I am not that smart, and I did have to make numerous modifications to my own Django-apps to get them running. The biggest issue was file paths. Instead of a using a simple string for paths, I now wrap all file operations with os.path.normalize. I continue to write using Linux style backslashes, since it’s habit at this point, but the paths work on my Mac when I’m developing locally, and on the IIS box when I deploy.

I also had to rip out all of my print statements. PyISAPie echoes any print out to the browser, so the first few tries I had lots of broken HTML, extra returns and debugging messages. I switched everything over to use the built-in logging module, and it worked well enough.

### What’s performance like?

I’d say it’s “fast enough”.

I don’t have comparison benchmarks to give, as I don’t have a Linux box anywhere that’s comparable to the Windows box we’re running these sites on, but I can tell you that load testing has shown that IIS + Django performs just fine.

I do my load testing using siege, and the box consistently rated as being capable of handling 150 requests per second without breaking a sweat. The closest Linux box I have to test it against has half the RAM, and a much slower CPU, and it can generally deal with about 45 requests per second without too much fuss. But that is so not an apples vs. apples comparison.

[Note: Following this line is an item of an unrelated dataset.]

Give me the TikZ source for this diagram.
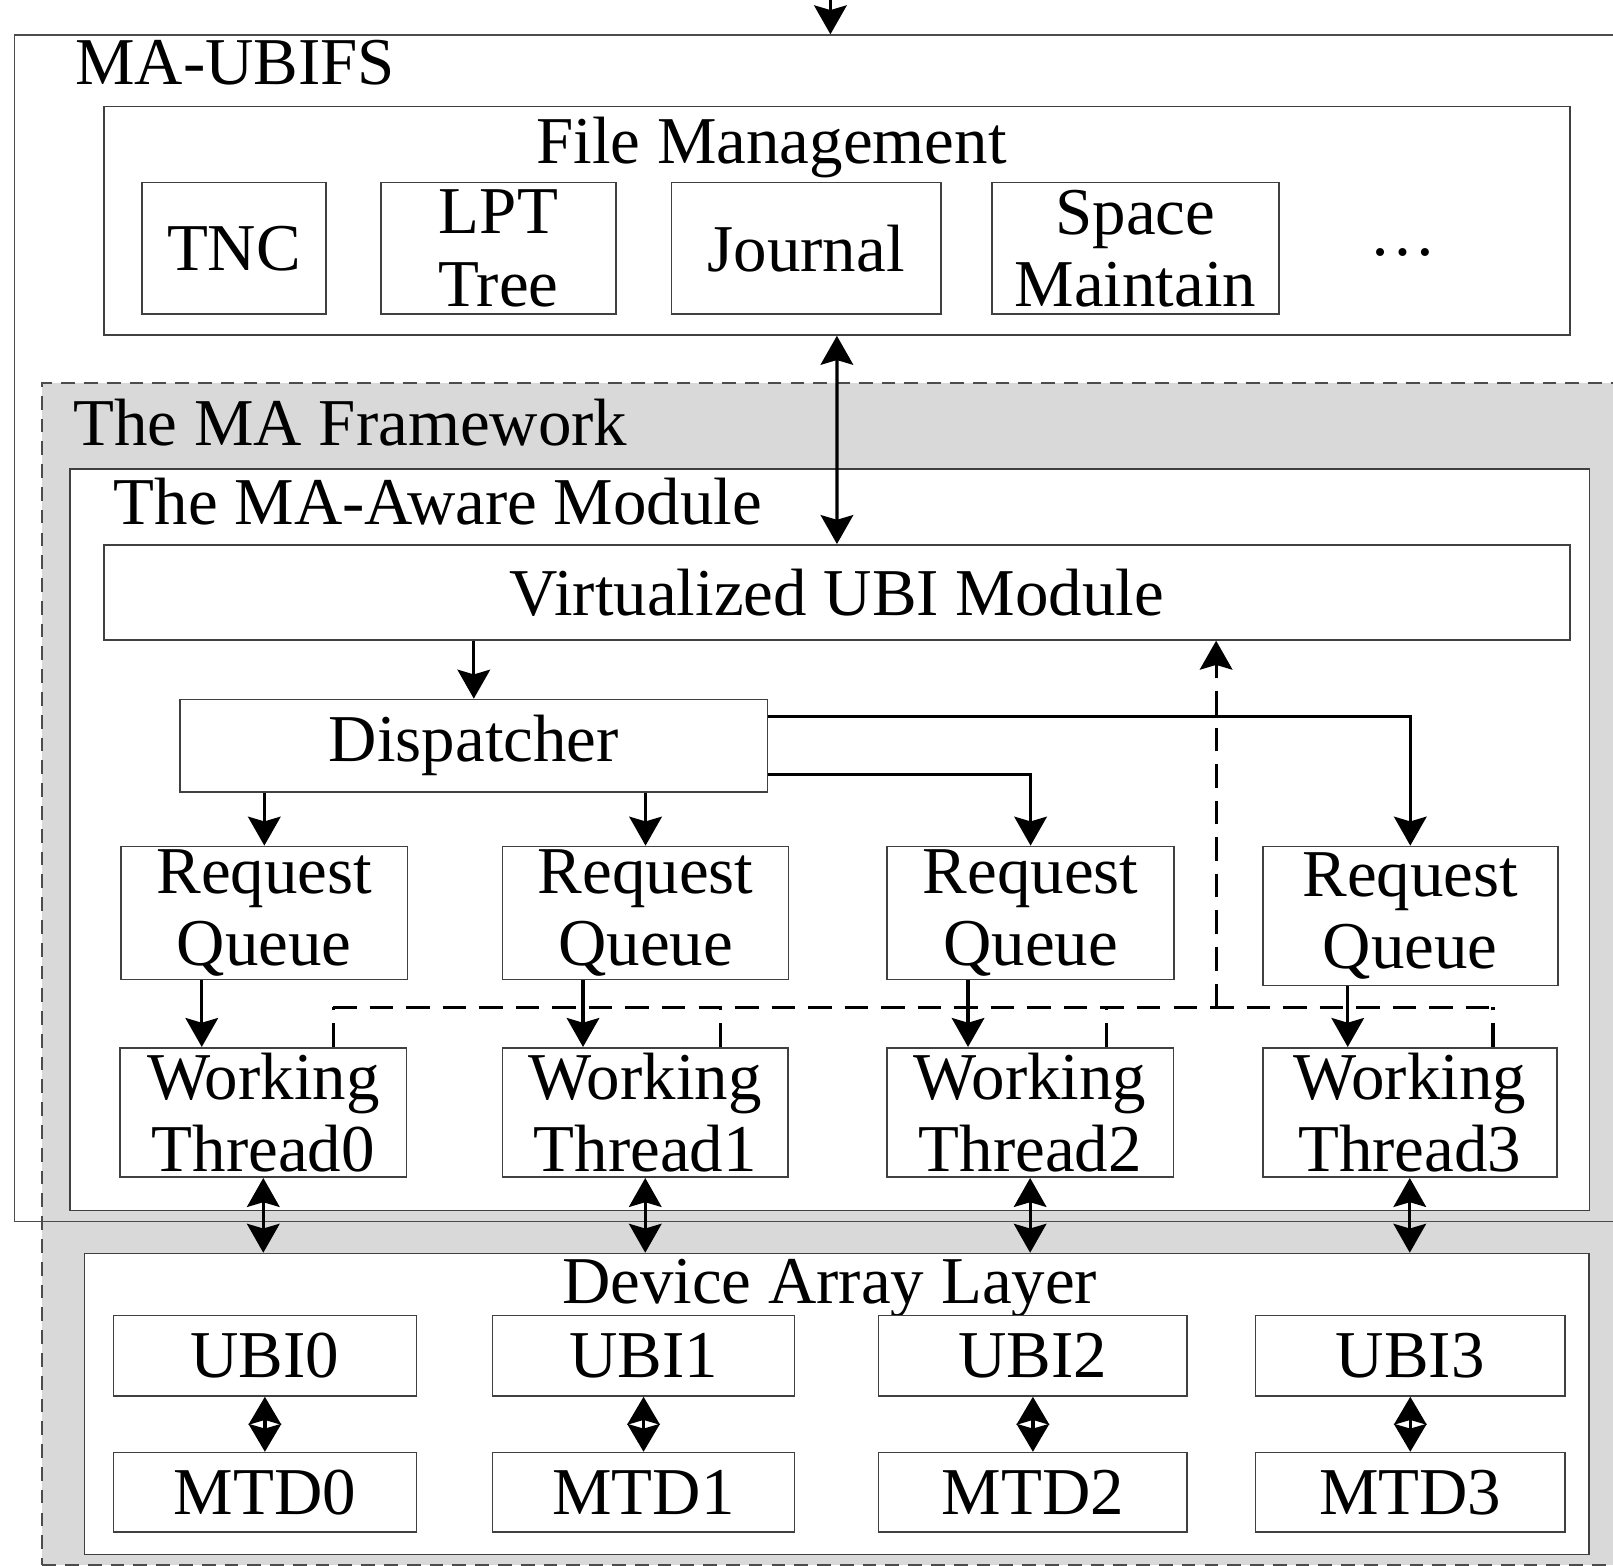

### Would the setup you mentioned work with IIS7 and/or Windows Server 2008?

I don’t see why not. I’ve only heard of one confirmed installation on that setup, so your milage may vary.

### What about WSGI?

I tried it and could not manage to get it working. At all. It’d crash nearly ever other request, or just fail to start. Occasionally, it’d run great for an hour and then take down the IIS process.

In theory, it’d be absolutely awesome if there was a solid port of mod_wsgi for IIS, so we could deploy a single version of our Django sites to both our internal Linux staging server, and our production Windows machine.

In theory, communism works. In theory.